Data extract -
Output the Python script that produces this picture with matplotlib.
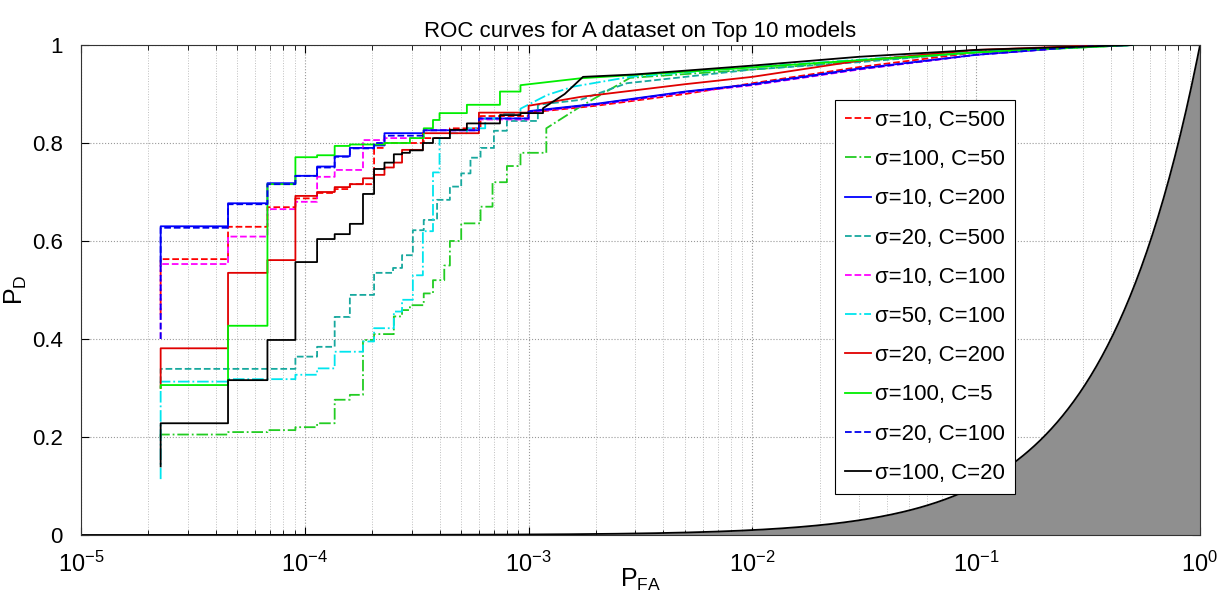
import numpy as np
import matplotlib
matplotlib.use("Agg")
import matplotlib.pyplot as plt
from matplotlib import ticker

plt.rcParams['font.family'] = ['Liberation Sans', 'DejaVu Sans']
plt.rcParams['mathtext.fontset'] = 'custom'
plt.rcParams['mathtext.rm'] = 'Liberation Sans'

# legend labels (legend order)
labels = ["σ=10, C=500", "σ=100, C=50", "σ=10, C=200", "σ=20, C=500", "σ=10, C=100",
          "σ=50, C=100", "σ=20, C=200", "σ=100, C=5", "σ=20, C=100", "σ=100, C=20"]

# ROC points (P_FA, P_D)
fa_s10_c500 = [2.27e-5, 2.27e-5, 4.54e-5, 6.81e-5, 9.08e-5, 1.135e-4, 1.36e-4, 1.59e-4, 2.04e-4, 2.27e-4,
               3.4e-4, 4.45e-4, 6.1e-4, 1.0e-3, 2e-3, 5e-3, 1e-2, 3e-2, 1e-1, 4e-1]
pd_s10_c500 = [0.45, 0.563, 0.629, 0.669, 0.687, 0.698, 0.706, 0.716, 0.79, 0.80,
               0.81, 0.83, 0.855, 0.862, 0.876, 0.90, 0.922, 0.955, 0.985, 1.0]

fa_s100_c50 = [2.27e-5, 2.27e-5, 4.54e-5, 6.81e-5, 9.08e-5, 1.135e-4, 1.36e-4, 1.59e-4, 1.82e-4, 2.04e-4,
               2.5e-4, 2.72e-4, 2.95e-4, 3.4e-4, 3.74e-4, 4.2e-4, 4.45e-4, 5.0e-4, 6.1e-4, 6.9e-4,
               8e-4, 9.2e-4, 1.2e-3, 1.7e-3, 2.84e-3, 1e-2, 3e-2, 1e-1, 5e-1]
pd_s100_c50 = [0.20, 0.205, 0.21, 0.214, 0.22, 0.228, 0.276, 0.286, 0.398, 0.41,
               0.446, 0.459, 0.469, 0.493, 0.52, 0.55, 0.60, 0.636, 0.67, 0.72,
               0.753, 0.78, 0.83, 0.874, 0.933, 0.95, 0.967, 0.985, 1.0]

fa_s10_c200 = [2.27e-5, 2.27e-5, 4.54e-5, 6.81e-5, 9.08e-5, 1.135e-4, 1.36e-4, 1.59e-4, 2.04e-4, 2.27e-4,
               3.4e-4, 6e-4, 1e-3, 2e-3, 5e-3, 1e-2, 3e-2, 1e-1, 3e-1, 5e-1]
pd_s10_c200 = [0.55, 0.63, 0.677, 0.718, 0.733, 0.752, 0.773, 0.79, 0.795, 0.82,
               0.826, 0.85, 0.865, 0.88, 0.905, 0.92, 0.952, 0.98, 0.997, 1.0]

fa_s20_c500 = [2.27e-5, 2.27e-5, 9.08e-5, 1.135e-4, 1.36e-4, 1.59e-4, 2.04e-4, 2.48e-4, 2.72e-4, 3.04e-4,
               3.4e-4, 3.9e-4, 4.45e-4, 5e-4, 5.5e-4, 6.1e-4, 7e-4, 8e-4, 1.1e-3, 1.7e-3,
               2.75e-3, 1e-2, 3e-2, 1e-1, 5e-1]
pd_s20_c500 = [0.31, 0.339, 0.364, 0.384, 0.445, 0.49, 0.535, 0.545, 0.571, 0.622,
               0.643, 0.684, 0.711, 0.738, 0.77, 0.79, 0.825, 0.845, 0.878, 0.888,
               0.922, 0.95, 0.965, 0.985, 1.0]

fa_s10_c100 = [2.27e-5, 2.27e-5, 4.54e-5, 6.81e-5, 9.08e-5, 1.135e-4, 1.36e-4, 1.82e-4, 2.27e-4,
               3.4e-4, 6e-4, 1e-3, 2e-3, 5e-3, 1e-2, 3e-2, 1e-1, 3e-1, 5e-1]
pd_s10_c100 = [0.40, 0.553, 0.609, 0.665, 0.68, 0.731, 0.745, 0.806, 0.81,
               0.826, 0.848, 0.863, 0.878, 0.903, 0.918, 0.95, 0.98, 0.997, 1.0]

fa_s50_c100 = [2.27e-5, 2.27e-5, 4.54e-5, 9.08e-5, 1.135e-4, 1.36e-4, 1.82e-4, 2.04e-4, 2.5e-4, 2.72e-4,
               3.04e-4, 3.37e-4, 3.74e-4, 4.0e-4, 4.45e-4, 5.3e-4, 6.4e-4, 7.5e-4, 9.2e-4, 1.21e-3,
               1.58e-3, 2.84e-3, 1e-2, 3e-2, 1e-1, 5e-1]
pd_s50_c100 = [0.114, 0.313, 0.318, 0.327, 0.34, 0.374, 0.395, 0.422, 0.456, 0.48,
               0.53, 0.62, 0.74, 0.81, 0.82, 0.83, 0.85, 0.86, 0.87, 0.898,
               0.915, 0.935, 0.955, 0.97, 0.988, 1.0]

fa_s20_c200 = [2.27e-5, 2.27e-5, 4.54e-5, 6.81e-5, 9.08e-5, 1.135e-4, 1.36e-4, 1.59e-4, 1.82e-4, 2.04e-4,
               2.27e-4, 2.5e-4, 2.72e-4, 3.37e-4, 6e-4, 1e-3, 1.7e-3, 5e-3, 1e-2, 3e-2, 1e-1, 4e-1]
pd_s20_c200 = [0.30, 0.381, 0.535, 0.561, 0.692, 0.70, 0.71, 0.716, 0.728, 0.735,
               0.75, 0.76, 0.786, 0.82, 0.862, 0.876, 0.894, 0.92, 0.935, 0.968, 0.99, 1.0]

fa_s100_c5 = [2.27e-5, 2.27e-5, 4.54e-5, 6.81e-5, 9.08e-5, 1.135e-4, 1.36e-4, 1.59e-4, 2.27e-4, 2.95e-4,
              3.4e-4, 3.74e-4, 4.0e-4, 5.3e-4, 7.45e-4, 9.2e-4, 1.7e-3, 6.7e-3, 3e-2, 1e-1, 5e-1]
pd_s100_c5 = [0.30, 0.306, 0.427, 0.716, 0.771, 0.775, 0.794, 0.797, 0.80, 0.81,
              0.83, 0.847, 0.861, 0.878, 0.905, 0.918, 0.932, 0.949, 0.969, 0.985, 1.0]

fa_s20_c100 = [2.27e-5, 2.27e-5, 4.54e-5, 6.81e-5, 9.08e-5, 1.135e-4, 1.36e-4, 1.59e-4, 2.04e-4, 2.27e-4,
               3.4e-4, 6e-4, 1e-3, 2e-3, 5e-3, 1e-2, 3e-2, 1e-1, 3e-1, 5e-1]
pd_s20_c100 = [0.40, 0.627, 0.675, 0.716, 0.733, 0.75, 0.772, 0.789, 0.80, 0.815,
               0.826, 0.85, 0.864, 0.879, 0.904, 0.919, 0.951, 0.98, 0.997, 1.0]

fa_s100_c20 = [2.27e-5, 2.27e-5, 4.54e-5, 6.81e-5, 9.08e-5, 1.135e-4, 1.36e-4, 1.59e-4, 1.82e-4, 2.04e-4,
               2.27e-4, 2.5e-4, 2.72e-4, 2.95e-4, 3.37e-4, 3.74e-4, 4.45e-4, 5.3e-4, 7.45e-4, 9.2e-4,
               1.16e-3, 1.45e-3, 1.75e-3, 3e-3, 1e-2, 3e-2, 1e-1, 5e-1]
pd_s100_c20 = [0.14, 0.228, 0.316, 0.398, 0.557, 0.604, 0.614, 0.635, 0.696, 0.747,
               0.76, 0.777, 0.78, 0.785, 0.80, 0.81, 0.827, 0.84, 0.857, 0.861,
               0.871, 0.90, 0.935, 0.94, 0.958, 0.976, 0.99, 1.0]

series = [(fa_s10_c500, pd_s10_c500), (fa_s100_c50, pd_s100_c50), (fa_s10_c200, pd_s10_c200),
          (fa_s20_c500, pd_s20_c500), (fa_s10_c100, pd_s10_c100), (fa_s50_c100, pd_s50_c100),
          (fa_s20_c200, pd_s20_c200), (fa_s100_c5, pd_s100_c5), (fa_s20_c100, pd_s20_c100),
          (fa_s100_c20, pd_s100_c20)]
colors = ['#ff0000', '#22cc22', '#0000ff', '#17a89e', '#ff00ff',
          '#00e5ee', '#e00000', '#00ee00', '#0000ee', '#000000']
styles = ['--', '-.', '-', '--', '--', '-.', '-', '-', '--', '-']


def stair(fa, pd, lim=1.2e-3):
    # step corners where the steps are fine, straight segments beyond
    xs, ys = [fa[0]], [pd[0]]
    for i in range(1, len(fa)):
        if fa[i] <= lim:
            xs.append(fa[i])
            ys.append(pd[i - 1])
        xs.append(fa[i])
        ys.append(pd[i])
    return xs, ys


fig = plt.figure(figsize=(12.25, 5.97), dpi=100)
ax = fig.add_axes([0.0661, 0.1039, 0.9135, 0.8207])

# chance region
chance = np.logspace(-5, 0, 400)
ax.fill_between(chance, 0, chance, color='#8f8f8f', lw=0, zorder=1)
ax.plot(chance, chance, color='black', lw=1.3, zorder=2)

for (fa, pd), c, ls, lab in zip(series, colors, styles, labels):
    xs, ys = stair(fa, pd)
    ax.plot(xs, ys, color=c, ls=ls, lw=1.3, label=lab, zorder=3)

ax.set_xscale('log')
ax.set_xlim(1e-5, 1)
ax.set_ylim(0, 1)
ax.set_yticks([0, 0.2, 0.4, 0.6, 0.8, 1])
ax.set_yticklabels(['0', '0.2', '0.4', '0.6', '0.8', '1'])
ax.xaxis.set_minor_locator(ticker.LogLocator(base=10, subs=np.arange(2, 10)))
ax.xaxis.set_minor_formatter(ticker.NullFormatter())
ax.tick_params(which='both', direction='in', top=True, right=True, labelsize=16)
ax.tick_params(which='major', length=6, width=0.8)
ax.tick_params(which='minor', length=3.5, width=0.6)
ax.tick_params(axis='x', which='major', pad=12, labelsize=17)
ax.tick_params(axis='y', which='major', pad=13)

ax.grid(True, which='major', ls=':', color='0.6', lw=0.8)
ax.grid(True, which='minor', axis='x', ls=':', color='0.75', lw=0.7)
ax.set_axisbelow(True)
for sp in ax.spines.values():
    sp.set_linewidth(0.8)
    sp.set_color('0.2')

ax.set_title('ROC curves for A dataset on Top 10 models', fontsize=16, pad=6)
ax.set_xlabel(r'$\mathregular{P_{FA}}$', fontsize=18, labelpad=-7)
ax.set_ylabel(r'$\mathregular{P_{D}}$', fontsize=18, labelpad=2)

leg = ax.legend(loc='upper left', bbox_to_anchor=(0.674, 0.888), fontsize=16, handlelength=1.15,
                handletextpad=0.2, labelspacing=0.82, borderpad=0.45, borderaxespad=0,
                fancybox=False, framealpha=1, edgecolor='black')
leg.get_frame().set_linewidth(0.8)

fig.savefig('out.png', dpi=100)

What you have to do - Starting at the top of the listing above, please restate word for word each line up to and including the one that holds "from matplotlib import ticker", omitting every image.

Correct output -
Output the Python script that produces this picture with matplotlib.
import numpy as np
import matplotlib
matplotlib.use("Agg")
import matplotlib.pyplot as plt
from matplotlib import ticker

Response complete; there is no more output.